This one was contentious all along, but the way the Nationals’ hitters flailed against a pitcher with a 4.57 ERA was painful to watch. The team was 4-26 tonight, good for an anemic .154 average. Nats who are not Harper, Adam LaRoche, and Ryan Zimmerman are 5-42 (.119) in these past two games. Four of today’s starters were hitting under .230, and two under .200. The team hit into more double plays (2) with runners on base than they had hits (1), going 1-9. It was a sad showing any way you slice it, and hopefully a change will come soon, whether that comes through a team-wide regression to the mean, or through some demotions to the minors.
Most Important Nationals Hit: Steve Lombardozzi‘s RBI single (+16.5%)
Inexplicably, the .210-hitting Lombardozzi has two RBI hits in the Nats’ last three games. Most would agree he should not be hitting second, especially Keith Law, but at least for this series, he could definitely have been worse.

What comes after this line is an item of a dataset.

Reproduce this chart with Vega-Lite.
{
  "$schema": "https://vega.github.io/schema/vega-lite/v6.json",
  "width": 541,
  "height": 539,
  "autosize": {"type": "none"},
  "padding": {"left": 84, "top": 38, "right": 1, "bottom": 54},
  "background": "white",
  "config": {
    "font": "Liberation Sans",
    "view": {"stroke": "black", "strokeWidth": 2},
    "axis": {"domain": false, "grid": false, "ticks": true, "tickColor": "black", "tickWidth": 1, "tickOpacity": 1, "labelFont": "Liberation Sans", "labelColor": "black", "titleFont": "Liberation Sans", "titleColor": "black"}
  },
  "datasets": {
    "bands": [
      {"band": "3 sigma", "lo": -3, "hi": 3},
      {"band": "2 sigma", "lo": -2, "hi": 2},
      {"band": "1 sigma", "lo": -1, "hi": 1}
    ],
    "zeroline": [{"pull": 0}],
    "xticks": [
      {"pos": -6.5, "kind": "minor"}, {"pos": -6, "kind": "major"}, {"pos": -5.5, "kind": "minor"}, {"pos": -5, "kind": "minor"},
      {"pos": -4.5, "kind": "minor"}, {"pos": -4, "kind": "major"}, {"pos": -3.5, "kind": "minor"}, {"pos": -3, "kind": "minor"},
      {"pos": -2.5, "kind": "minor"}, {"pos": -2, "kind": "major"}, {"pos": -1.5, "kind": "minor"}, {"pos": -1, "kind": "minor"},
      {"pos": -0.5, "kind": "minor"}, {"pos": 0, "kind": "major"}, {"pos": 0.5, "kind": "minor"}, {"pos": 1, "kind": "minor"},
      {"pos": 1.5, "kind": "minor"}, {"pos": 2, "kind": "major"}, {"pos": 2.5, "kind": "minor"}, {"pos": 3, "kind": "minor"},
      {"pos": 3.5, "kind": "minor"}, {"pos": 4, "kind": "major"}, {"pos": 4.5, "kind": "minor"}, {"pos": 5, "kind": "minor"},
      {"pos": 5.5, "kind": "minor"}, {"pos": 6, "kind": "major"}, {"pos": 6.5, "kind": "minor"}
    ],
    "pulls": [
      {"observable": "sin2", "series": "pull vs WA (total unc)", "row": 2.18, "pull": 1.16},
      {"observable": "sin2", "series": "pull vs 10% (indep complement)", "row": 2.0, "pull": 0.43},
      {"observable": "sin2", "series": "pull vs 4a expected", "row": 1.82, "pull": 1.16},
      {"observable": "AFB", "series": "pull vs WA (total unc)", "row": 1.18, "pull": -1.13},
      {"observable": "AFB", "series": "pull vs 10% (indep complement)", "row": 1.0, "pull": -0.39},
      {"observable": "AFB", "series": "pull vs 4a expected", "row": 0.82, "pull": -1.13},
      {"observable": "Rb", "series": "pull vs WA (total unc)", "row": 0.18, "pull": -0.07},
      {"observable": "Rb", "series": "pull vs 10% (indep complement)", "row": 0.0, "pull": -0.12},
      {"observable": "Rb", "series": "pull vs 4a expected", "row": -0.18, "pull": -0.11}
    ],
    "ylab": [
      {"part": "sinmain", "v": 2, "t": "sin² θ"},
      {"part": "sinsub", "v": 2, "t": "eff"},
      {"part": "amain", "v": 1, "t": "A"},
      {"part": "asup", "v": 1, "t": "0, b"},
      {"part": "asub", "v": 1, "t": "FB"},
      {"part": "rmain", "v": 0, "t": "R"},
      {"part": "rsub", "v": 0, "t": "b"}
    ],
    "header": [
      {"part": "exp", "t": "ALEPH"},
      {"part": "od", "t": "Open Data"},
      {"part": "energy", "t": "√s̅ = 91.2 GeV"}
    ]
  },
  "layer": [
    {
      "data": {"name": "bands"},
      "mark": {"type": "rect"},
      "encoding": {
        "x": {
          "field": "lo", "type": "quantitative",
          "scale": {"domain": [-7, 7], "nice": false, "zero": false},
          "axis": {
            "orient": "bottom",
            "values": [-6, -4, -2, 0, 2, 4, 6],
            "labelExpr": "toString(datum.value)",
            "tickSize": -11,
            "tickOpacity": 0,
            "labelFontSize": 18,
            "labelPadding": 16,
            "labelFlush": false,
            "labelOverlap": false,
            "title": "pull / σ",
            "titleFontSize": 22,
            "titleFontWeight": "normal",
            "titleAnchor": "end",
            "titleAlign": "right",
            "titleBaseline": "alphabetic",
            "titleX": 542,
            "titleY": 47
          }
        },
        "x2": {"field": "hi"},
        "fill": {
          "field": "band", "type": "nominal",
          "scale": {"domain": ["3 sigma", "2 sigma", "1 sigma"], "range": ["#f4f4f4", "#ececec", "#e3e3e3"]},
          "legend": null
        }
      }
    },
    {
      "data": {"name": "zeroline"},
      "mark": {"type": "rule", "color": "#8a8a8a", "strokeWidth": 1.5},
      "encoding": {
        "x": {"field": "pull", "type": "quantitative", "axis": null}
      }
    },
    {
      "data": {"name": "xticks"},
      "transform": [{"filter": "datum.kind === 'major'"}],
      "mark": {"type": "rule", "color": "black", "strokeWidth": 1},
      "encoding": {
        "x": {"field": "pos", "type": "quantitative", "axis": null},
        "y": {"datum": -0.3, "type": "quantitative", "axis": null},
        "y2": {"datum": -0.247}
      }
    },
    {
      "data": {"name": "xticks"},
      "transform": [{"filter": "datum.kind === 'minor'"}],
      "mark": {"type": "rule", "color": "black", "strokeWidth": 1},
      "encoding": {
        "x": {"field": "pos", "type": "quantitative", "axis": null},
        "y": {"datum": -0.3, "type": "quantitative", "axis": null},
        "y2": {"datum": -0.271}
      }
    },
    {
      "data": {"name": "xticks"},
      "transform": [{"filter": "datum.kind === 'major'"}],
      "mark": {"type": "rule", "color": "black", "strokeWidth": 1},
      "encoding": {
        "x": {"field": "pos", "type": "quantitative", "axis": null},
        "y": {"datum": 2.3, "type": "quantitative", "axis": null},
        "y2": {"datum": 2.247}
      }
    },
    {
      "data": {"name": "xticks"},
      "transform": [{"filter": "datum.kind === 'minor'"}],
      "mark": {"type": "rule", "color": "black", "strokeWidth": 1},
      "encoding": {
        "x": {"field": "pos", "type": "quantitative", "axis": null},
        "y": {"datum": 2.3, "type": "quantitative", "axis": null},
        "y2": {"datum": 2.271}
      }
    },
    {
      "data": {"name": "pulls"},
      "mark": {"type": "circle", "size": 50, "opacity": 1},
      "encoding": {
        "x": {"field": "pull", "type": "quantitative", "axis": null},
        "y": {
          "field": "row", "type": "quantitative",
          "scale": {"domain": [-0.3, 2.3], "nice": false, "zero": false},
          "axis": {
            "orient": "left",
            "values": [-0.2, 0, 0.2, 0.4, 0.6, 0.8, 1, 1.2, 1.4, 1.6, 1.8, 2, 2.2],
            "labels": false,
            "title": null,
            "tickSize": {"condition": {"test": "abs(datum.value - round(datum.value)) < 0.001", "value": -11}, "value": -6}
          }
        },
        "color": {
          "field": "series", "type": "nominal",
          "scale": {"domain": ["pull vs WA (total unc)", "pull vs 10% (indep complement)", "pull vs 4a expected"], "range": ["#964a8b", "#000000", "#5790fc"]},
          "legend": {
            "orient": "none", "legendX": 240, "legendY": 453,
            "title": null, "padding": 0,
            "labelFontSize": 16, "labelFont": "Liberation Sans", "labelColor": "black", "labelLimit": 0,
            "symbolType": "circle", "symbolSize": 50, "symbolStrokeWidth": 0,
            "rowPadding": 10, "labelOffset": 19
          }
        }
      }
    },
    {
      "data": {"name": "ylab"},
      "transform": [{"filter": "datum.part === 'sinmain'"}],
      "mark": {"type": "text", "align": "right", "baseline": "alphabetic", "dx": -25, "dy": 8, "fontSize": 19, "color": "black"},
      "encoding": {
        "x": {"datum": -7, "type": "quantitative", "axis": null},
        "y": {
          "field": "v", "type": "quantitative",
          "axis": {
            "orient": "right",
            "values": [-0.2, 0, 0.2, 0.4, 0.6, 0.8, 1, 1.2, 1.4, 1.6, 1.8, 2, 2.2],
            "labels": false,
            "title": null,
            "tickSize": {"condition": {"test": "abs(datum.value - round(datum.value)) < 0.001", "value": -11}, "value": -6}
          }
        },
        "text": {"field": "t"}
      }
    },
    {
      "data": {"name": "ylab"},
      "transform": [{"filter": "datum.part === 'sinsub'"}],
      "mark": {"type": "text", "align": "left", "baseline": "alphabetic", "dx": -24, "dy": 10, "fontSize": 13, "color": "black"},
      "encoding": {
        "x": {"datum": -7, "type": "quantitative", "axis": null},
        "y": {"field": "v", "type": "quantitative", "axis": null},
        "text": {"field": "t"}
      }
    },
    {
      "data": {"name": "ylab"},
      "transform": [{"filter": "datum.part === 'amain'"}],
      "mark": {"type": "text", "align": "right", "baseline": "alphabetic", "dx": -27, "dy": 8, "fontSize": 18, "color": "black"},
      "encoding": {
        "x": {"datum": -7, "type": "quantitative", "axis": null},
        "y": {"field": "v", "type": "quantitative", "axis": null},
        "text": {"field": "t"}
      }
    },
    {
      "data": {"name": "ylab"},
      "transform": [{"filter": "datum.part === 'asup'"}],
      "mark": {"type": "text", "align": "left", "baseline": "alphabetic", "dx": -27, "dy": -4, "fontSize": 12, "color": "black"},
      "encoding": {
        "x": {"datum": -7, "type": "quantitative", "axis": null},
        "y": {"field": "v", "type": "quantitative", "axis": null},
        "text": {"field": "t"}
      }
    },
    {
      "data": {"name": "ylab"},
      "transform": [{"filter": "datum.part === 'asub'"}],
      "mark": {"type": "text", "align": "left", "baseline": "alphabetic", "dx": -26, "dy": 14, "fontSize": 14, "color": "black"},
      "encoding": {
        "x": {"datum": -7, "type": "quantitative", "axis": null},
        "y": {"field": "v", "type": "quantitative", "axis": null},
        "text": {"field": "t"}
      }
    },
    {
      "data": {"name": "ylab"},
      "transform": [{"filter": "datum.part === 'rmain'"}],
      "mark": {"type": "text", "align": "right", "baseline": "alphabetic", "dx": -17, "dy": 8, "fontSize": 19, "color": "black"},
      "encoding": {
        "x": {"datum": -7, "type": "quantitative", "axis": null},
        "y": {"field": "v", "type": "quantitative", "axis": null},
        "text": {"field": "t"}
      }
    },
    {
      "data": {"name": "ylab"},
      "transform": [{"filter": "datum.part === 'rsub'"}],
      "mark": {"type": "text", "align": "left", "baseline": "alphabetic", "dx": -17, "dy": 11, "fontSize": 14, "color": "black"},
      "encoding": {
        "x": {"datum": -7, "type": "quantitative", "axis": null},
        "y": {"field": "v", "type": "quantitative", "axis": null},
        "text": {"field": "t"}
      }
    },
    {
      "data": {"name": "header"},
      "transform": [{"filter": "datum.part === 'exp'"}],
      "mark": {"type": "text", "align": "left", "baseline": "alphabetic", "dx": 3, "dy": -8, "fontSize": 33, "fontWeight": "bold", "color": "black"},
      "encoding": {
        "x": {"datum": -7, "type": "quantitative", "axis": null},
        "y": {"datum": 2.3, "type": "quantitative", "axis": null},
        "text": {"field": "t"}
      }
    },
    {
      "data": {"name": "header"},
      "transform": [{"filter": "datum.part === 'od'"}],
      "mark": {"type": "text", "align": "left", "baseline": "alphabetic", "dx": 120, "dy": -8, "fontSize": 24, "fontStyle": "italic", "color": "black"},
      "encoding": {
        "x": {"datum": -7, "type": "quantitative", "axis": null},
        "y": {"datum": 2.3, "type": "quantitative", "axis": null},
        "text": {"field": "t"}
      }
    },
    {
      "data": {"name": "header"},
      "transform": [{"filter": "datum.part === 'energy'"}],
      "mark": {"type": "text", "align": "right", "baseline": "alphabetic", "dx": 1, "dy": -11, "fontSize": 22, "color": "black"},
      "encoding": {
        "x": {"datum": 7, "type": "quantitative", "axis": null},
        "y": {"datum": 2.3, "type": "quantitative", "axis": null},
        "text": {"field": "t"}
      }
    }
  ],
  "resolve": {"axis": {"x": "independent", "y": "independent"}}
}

Kurt Suzuki was walked, moved over by a Jordan Zimmermann sacrifice, and scored by Lombo with two outs after a Denard Span flyout. He has an OPS of .510.
Most Important Nationals Pitch: Everth Cabrera‘s RBI single (+23.2%)
This was an unfortunate sequence for Zimmermann, who was excellent all game long. He misfired on a pickoff move that allowed Alexi Amarista to move to second and subsequently score on the single. He retired the next two batters to end the inning, meaning the run may not have scored if he hadn’t erred, but it did not look like the Nats were going to score anytime soon to get him the win.
Champ of the Game: Zimmermann (+9.3%) earns this, but for an odd reason. His one-ER, seven-hit, eight-inning complete game was actually worth -1.0%. But at the plate, he was 1-1 with a reach on error and sacrifice, good for +10.3%. For San Diego, the usually pedestrian Eric Stults (+29.9%) locked down the helpless Nats, allowing four hits in eight innings.
Chump of the Game: Denard Span (-23.2%) was 0-3 with a walk. Not particularly bad, until you realize all of his outs came with runners on and one was an inning-ending double play. Chris Denorfia (-12.8%) was 1-3, and also grounded into an inning-ending double play.